Right up through opening night, the show continued to evolve. Six different Buffett songs were considered for the opening number. A few other classics, including “It’s Five O’Clock Somewhere,” were added later. Another legacy of the La Jolla run will live on in Manhattan. In California, tailgaters partied in the La Jolla Playhouse parking lot, a first for the theater. In that spirit, the Marriott Marquis Theatre, where Escape to Margaritaville will be performed, has set up Adirondack chairs and other chill-out spaces in the area in front of the entrance. During early previews, the bar ran out of margarita mix. “They couldn’t believe how busy the bar was,” says Ashley.

The finished production aims to fulfill the expectations of both Parrotheads and theater regulars. For the former camp, the show includes not only Buffett’s hits but in-jokes, like a reference to his cameo in Jurassic World. Those who prefer traditional theater will be given at least one major song-and-dance production number, and the production’s many moving parts include vehicles and boats, although choreographer Kelly Devine says there was some internal debate over the show’s dancing clouds. (Yes, you read that correctly.) “I fought to keep them,” Devine says. “They might be polarizing, but I like them, and if you know Jimmy’s spirit and sense of humor, you understand the joy of dancing clouds.”

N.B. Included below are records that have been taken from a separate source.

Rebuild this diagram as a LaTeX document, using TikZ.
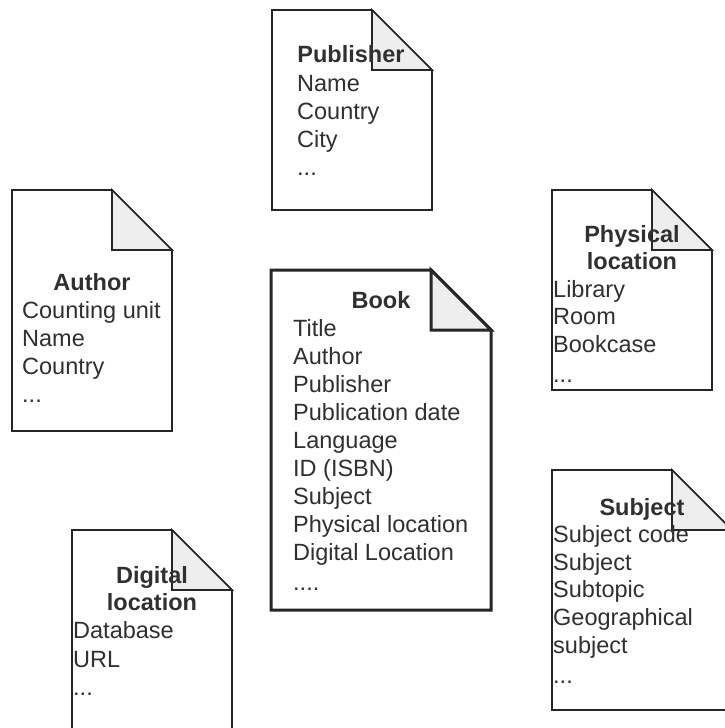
\documentclass[tikz,border=0pt]{standalone}
\usepackage{fontspec}
\setmainfont{Liberation Sans}
\definecolor{linecol}{HTML}{262626}
\definecolor{textcol}{HTML}{303030}
\definecolor{foldgray}{HTML}{EEEEEE}
\newcommand{\notebox}[5]{%
  \draw[#1] (#2,#3) -- ({#4-60},#3) -- (#4,{#3+60}) -- (#4,#5) -- (#2,#5) -- cycle;
  \draw[#1,fill=foldgray] ({#4-60},#3) -- ({#4-60},{#3+60}) -- (#4,{#3+60}) -- cycle;
}
\tikzset{
  plainbox/.style={draw=linecol,line width=1.7pt,fill=white},
  thickbox/.style={draw=linecol,line width=3pt,fill=white},
  item/.style={anchor=base west,inner sep=0pt,text=textcol,font=\fontsize{23.5}{28}\selectfont},
  title/.style={anchor=base,inner sep=0pt,text=textcol,font=\fontsize{23.5}{28}\selectfont\bfseries},
}
\begin{document}
\begin{tikzpicture}[x=1pt,y=-1pt]
\useasboundingbox (0,0) rectangle (725,728);
\clip (0,0) rectangle (725,728);
\fill[white] (0,0) rectangle (725,728);
% Publisher
\notebox{plainbox}{272}{10}{432}{210}
\node[title] (pubT) at (351,62) {Publisher};
\node[item] (pub1) at (297,91) {Name};
\node[item] (pub2) at (297,119) {Country};
\node[item] (pub3) at (297,147) {City};
\node[item] (pub4) at (297,175) {...};
% Author
\notebox{plainbox}{12}{190}{172}{431}
\node[title] (autT) at (92,290) {Author};
\node[item] (aut1) at (22,318) {Counting unit};
\node[item] (aut2) at (22,346) {Name};
\node[item] (aut3) at (22,374) {Country};
\node[item] (aut4) at (22,402) {...};
% Book
\notebox{thickbox}{271}{270}{491}{610}
\node[title] (bookT) at (381,308) {Book};
\node[item] (book1) at (293,336) {Title};
\node[item] (book2) at (293,364) {Author};
\node[item] (book3) at (293,392) {Publisher};
\node[item] (book4) at (293,420) {Publication date};
\node[item] (book5) at (293,448) {Language};
\node[item] (book6) at (293,476) {ID (ISBN)};
\node[item] (book7) at (293,504) {Subject};
\node[item] (book8) at (293,532) {Physical location};
\node[item] (book9) at (293,560) {Digital Location};
\node[item] (book10) at (293,590) {....};
% Physical location
\notebox{plainbox}{552}{190}{712}{390}
\node[title] (phyT1) at (632,242) {Physical};
\node[title] (phyT2) at (632,269) {location};
\node[item] (phy1) at (553,297) {Library};
\node[item] (phy2) at (553,324) {Room};
\node[item] (phy3) at (553,352) {Bookcase};
\node[item] (phy4) at (553,382) {...};
% Subject
\notebox{plainbox}{552}{470}{732}{710}
\node[title] (subT) at (642,515) {Subject};
\node[item] (sub1) at (553,542) {Subject code};
\node[item] (sub2) at (553,570) {Subject};
\node[item] (sub3) at (553,597) {Subtopic};
\node[item] (sub4) at (553,625) {Geographical};
\node[item] (sub5) at (553,653) {subject};
\node[item] (sub6) at (553,683) {...};
% Digital location
\notebox{plainbox}{72}{530}{232}{760}
\node[title] (digT1) at (152,583) {Digital};
\node[title] (digT2) at (152,610) {location};
\node[item] (dig1) at (73,638) {Database};
\node[item] (dig2) at (73,667) {URL};
\node[item] (dig3) at (73,695) {...};
\end{tikzpicture}
\end{document}
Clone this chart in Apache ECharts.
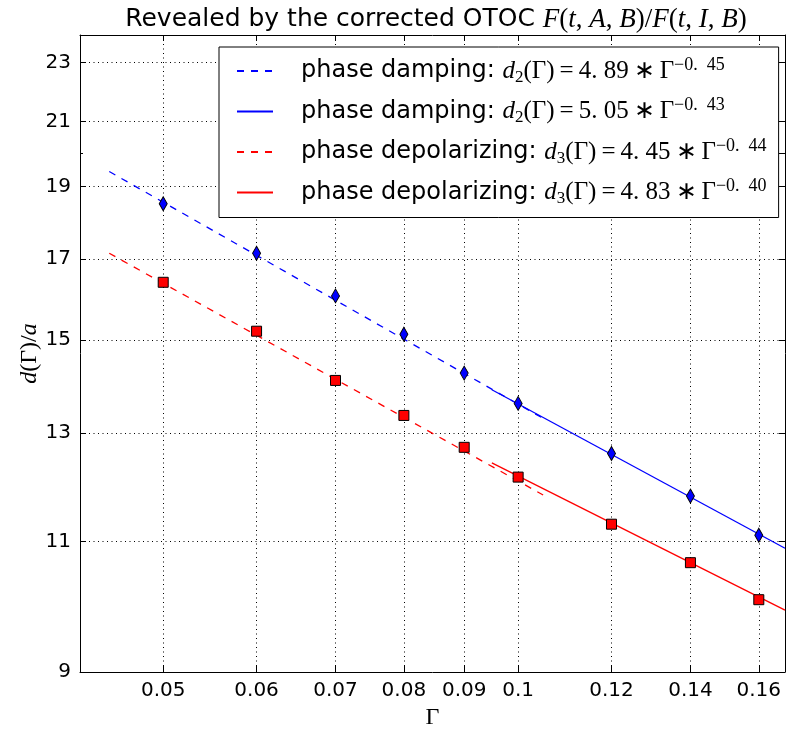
<!DOCTYPE html>
<html><head><meta charset="utf-8">
<script src="https://cdn.jsdelivr.net/npm/echarts@6/dist/echarts.min.js"></script>
<style>html,body{margin:0;padding:0;background:#fff}#c{width:789px;height:730px}</style>
</head><body><div id="c"></div>
<script>
// ---- data ----
const gammaValues = [0.05, 0.06, 0.07, 0.08, 0.09, 0.1, 0.12, 0.14, 0.16];
const dampingValues = [18.51, 17.15, 16.06, 15.14, 14.26, 13.61, 12.60, 11.80, 11.11];
const depolarizingValues = [16.40, 15.21, 14.10, 13.36, 12.72, 12.15, 11.30, 10.65, 10.06];
const dampingFitDashed = [[0.045, 19.45], [0.105, 13.30]];
const dampingFitSolid = [[0.095, 13.90], [0.1684, 10.89]];
const depolFitDashed = [[0.045, 17.15], [0.105, 11.82]];
const depolFitSolid = [[0.095, 12.42], [0.1684, 9.90]];
const xTicks = [0.05, 0.06, 0.07, 0.08, 0.09, 0.1, 0.12, 0.14, 0.16];
const yTicks = [9, 11, 13, 15, 17, 19, 21, 23];
const yMinorTicks = [20];
const xRange = [0.0425, 0.1684];
const yRange = [9, 24];
const legendNames = ['damping-fit-a', 'damping-fit-b', 'depol-fit-a', 'depol-fit-b'];
const legendLabels = {
  'damping-fit-a': '{t|phase damping: }{m|d}{sub|2}{r|(Γ)}{op|=}{r|4. 89}{op|∗}{r|Γ}{sup|−0.  45}',
  'damping-fit-b': '{t|phase damping: }{m|d}{sub|2}{r|(Γ)}{op|=}{r|5. 05}{op|∗}{r|Γ}{sup|−0.  43}',
  'depol-fit-a': '{t|phase depolarizing: }{m|d}{sub|3}{r|(Γ)}{op|=}{r|4. 45}{op|∗}{r|Γ}{sup|−0.  44}',
  'depol-fit-b': '{t|phase depolarizing: }{m|d}{sub|3}{r|(Γ)}{op|=}{r|4. 83}{op|∗}{r|Γ}{sup|−0.  40}'
};

const SANS = 'DejaVu Sans';
const SERIF = 'Liberation Serif';
const richText = {
  t: {fontFamily: SANS, fontSize: 24, color: '#000', lineHeight: 30, padding: [0, 0, 0, 23]},
  m: {fontFamily: SERIF, fontStyle: 'italic', fontSize: 25, color: '#000', lineHeight: 30},
  r: {fontFamily: SERIF, fontSize: 25, color: '#000', lineHeight: 30},
  op: {fontFamily: SERIF, fontSize: 25, color: '#000', lineHeight: 30, padding: [0, 5, 0, 5]},
  sub: {fontFamily: SERIF, fontSize: 17, color: '#000', verticalAlign: 'bottom', lineHeight: 17},
  sup: {fontFamily: SERIF, fontSize: 18, color: '#000', verticalAlign: 'top', lineHeight: 18}
};

const chart = echarts.init(document.getElementById('c'), null, {renderer: 'canvas'});
const axisLine = {show: true, onZero: false, lineStyle: {color: '#000', width: 1}};
const grid = {left: 80, right: 4, top: 35, bottom: 58, containLabel: false, outerBoundsMode: 'none'};

function xAxisCfg(pos, withLabels) {
  return {
    type: 'log', logBase: 10, min: xRange[0], max: xRange[1], position: pos, gridIndex: 0,
    axisLine: axisLine,
    axisTick: {show: true, inside: true, length: 6, customValues: xTicks, lineStyle: {color: '#000'}},
    axisLabel: {show: withLabels, customValues: xTicks, formatter: v => String(+v.toFixed(2)),
      fontFamily: SANS, fontSize: 20, color: '#000', margin: 9},
    splitLine: {show: withLabels, lineStyle: {color: '#000', type: [1, 3.5], width: 1}},
    minorTick: {show: false}, minorSplitLine: {show: false},
    name: withLabels ? 'Γ' : '', nameLocation: 'middle', nameGap: 34, nameMoveOverlap: false,
    nameTextStyle: {fontFamily: SERIF, fontSize: 24, color: '#000'}
  };
}
function yAxisCfg(pos, ticks, withLabels, tickLen, showLine) {
  return {
    type: 'log', logBase: 10, min: yRange[0], max: yRange[1], position: pos, gridIndex: 0,
    axisLine: Object.assign({}, axisLine, {show: showLine}),
    axisTick: {show: true, inside: true, length: tickLen, customValues: ticks, lineStyle: {color: '#000'}},
    axisLabel: {show: withLabels, customValues: ticks, formatter: v => String(Math.round(v)),
      fontFamily: SANS, fontSize: 20, color: '#000', margin: 9},
    splitLine: {show: withLabels, lineStyle: {color: '#000', type: [1, 3.5], width: 1}},
    minorTick: {show: false}, minorSplitLine: {show: false},
    name: withLabels ? '{m|d}{r|(Γ)/}{m|a}' : '', nameLocation: 'middle', nameGap: 38, nameRotate: 90,
    nameMoveOverlap: false,
    nameTextStyle: {rich: {m: {fontFamily: SERIF, fontStyle: 'italic', fontSize: 24, color: '#000'},
                           r: {fontFamily: SERIF, fontSize: 24, color: '#000'}}}
  };
}

const lineSeries = (name, data, color, dashed) => ({
  name: name, type: 'line', data: data, xAxisIndex: 0, yAxisIndex: 0,
  showSymbol: false, symbol: 'none', silent: true, z: 2,
  lineStyle: {color: color, width: 1.3, type: dashed ? [7, 7] : 'solid'},
  itemStyle: {color: color}
});

const option = {
  animation: false,
  backgroundColor: '#fff',
  title: {
    text: '{t|Revealed by the corrected OTOC }{m|F}{r|(}{m|t}{r|, }{m|A}{r|, }{m|B}{r|)/}{m|F}{r|(}{m|t}{r|, }{m|I}{r|, }{m|B}{r|)}',
    left: 431, top: 1, textAlign: 'center',
    textStyle: {fontWeight: 'normal', rich: {
      t: {fontFamily: SANS, fontSize: 25, fontWeight: 'normal', color: '#000'},
      m: {fontFamily: SERIF, fontStyle: 'italic', fontWeight: 'normal', fontSize: 27, color: '#000'},
      r: {fontFamily: SERIF, fontWeight: 'normal', fontSize: 27, color: '#000'}
    }}
  },
  grid: grid,
  xAxis: [xAxisCfg('bottom', true), xAxisCfg('top', false)],
  yAxis: [yAxisCfg('left', yTicks, true, 6, true), yAxisCfg('right', yTicks.concat(yMinorTicks), false, 6, true),
          yAxisCfg('left', yMinorTicks, false, 3, false)],
  legend: {
    orient: 'vertical', left: 219, top: 47,
    data: legendNames, itemWidth: 36, itemHeight: 14, itemGap: 10.5,
    padding: [9, 12, 10, 17],
    borderColor: '#000', borderWidth: 1, backgroundColor: '#fff', borderRadius: 0,
    formatter: name => legendLabels[name],
    textStyle: {rich: richText},
    itemStyle: {opacity: 0, borderWidth: 0},
    selectedMode: false
  },
  series: [
    lineSeries(legendNames[0], dampingFitDashed, '#0000ff', true),
    lineSeries(legendNames[1], dampingFitSolid, '#0000ff', false),
    lineSeries(legendNames[2], depolFitDashed, '#ff0000', true),
    lineSeries(legendNames[3], depolFitSolid, '#ff0000', false),
    {name: 'damping-data', type: 'scatter', data: gammaValues.map((g, i) => [g, dampingValues[i]]),
     symbol: 'diamond', symbolSize: [8, 14], z: 5,
     itemStyle: {color: '#0000ff', borderColor: '#000', borderWidth: 1, opacity: 1}},
    {name: 'depol-data', type: 'scatter', data: gammaValues.map((g, i) => [g, depolarizingValues[i]]),
     symbol: 'rect', symbolSize: 10, z: 5,
     itemStyle: {color: '#ff0000', borderColor: '#000', borderWidth: 1, opacity: 1}}
  ]
};
chart.setOption(option);
</script>
</body></html>
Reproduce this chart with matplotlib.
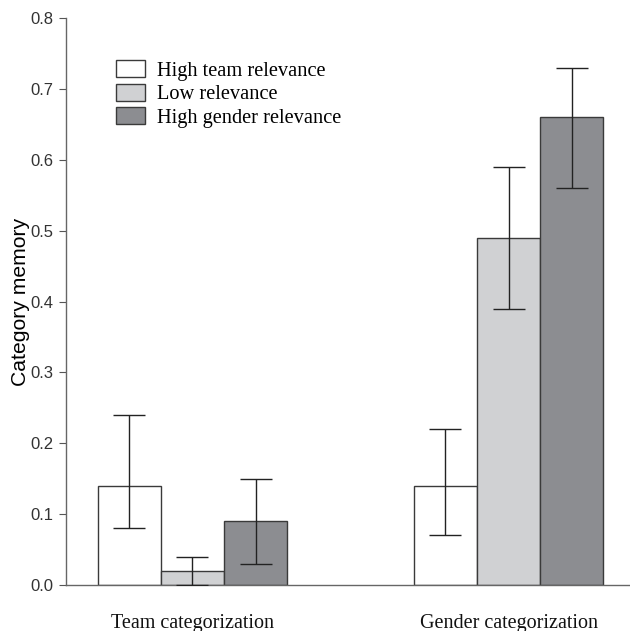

Buffett has one further hurdle to leap over on opening night – theater critics. “Man, that’s part of it,” he says. “I was a music critic at one time and I couldn’t give anyone a bad review. I knew how hard it is to get up there and do it, good or bad. The effort alone takes so much. So I never read reviews. I didn’t care – we were selling out.

“Who knows if the public is going to buy it?” he adds. “But I think there’s an understanding that fun is a real part of life and it’s necessary to have some escapism.”